EXERCISE TASK => Transcribe all of the data exactly. Omit the pictures.

INFORMATION PROVIDED =>
##########
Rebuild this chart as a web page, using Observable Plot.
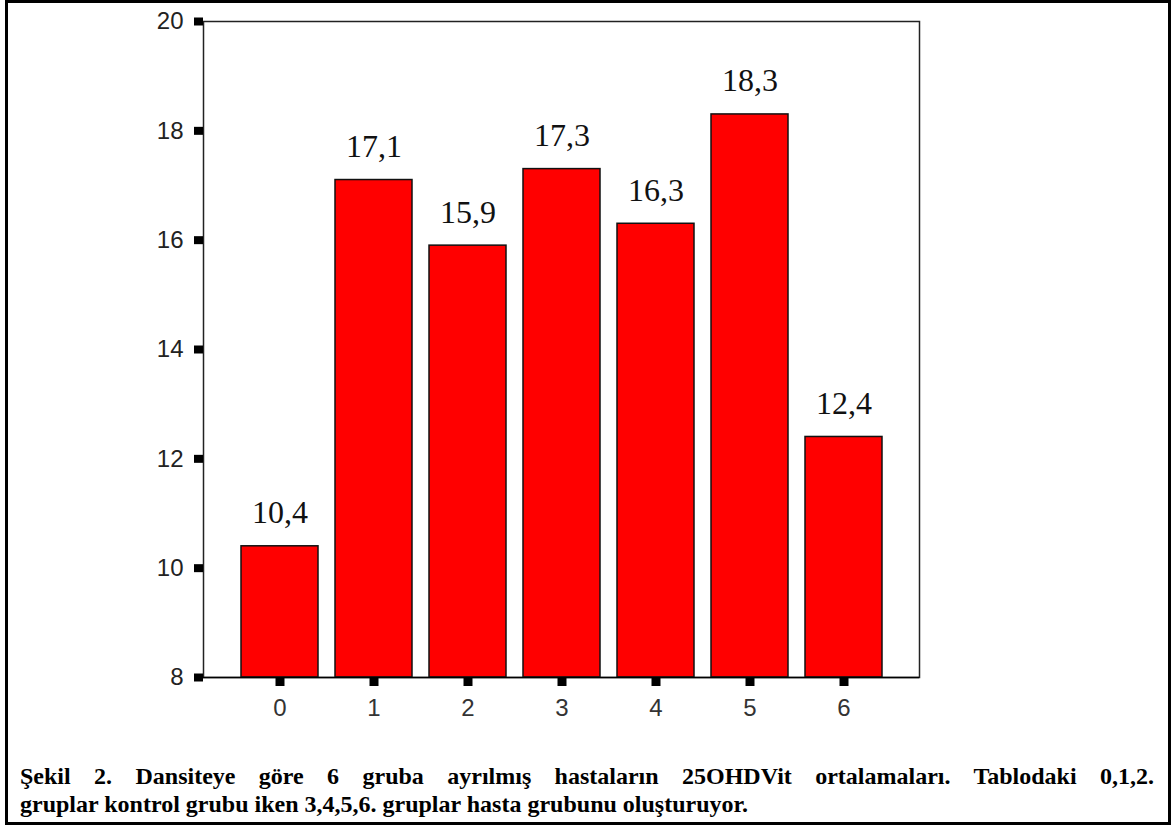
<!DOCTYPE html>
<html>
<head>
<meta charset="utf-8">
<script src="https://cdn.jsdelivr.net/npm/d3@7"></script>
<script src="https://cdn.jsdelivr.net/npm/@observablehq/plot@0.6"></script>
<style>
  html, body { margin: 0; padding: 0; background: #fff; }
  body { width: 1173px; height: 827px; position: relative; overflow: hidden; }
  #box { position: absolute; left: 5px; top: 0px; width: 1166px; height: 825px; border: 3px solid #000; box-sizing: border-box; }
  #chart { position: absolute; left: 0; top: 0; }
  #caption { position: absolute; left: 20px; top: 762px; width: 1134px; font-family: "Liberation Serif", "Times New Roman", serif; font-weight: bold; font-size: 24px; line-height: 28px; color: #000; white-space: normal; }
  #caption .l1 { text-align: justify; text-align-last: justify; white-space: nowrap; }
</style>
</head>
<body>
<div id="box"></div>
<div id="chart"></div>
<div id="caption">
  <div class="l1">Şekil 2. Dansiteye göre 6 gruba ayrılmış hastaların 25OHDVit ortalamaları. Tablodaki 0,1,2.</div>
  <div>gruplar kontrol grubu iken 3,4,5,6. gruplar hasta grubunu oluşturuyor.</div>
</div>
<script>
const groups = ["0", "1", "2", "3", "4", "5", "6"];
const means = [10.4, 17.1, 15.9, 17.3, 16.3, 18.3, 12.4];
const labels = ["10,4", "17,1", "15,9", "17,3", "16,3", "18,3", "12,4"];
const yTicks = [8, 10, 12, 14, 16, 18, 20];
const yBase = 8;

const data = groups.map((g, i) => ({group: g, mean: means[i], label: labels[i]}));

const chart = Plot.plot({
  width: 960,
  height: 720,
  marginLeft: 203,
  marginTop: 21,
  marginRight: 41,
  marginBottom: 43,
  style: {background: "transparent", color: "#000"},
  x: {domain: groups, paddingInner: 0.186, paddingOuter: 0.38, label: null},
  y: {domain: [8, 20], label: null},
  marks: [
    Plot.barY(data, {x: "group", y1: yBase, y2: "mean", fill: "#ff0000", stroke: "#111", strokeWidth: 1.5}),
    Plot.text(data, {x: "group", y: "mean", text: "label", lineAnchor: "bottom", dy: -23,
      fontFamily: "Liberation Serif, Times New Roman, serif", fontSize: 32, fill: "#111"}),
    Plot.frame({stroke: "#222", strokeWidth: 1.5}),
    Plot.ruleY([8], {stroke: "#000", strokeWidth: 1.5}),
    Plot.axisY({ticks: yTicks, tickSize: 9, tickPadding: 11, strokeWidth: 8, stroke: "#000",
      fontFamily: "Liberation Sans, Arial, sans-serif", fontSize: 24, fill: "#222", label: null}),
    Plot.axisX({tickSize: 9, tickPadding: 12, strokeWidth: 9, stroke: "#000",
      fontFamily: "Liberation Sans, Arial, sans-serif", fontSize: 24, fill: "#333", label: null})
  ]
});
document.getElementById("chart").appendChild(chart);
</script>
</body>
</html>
##########
RESULT OF THE TASK =>
Rebuild this chart as a web page, using Observable Plot.
<!DOCTYPE html>
<html>
<head>
<meta charset="utf-8">
<script src="https://cdn.jsdelivr.net/npm/d3@7"></script>
<script src="https://cdn.jsdelivr.net/npm/@observablehq/plot@0.6"></script>
<style>
  html, body { margin: 0; padding: 0; background: #fff; }
  body { width: 1173px; height: 827px; position: relative; overflow: hidden; }
  #box { position: absolute; left: 5px; top: 0px; width: 1166px; height: 825px; border: 3px solid #000; box-sizing: border-box; }
  #chart { position: absolute; left: 0; top: 0; }
  #caption { position: absolute; left: 20px; top: 762px; width: 1134px; font-family: "Liberation Serif", "Times New Roman", serif; font-weight: bold; font-size: 24px; line-height: 28px; color: #000; white-space: normal; }
  #caption .l1 { text-align: justify; text-align-last: justify; white-space: nowrap; }
</style>
</head>
<body>
<div id="box"></div>
<div id="chart"></div>
<div id="caption">
  <div class="l1">Şekil 2. Dansiteye göre 6 gruba ayrılmış hastaların 25OHDVit ortalamaları. Tablodaki 0,1,2.</div>
  <div>gruplar kontrol grubu iken 3,4,5,6. gruplar hasta grubunu oluşturuyor.</div>
</div>
<script>
const groups = ["0", "1", "2", "3", "4", "5", "6"];
const means = [10.4, 17.1, 15.9, 17.3, 16.3, 18.3, 12.4];
const labels = ["10,4", "17,1", "15,9", "17,3", "16,3", "18,3", "12,4"];
const yTicks = [8, 10, 12, 14, 16, 18, 20];
const yBase = 8;

const data = groups.map((g, i) => ({group: g, mean: means[i], label: labels[i]}));

const chart = Plot.plot({
  width: 960,
  height: 720,
  marginLeft: 203,
  marginTop: 21,
  marginRight: 41,
  marginBottom: 43,
  style: {background: "transparent", color: "#000"},
  x: {domain: groups, paddingInner: 0.186, paddingOuter: 0.38, label: null},
  y: {domain: [8, 20], label: null},
  marks: [
    Plot.barY(data, {x: "group", y1: yBase, y2: "mean", fill: "#ff0000", stroke: "#111", strokeWidth: 1.5}),
    Plot.text(data, {x: "group", y: "mean", text: "label", lineAnchor: "bottom", dy: -23,
      fontFamily: "Liberation Serif, Times New Roman, serif", fontSize: 32, fill: "#111"}),
    Plot.frame({stroke: "#222", strokeWidth: 1.5}),
    Plot.ruleY([8], {stroke: "#000", strokeWidth: 1.5}),
    Plot.axisY({ticks: yTicks, tickSize: 9, tickPadding: 11, strokeWidth: 8, stroke: "#000",
      fontFamily: "Liberation Sans, Arial, sans-serif", fontSize: 24, fill: "#222", label: null}),
    Plot.axisX({tickSize: 9, tickPadding: 12, strokeWidth: 9, stroke: "#000",
      fontFamily: "Liberation Sans, Arial, sans-serif", fontSize: 24, fill: "#333", label: null})
  ]
});
document.getElementById("chart").appendChild(chart);
</script>
</body>
</html>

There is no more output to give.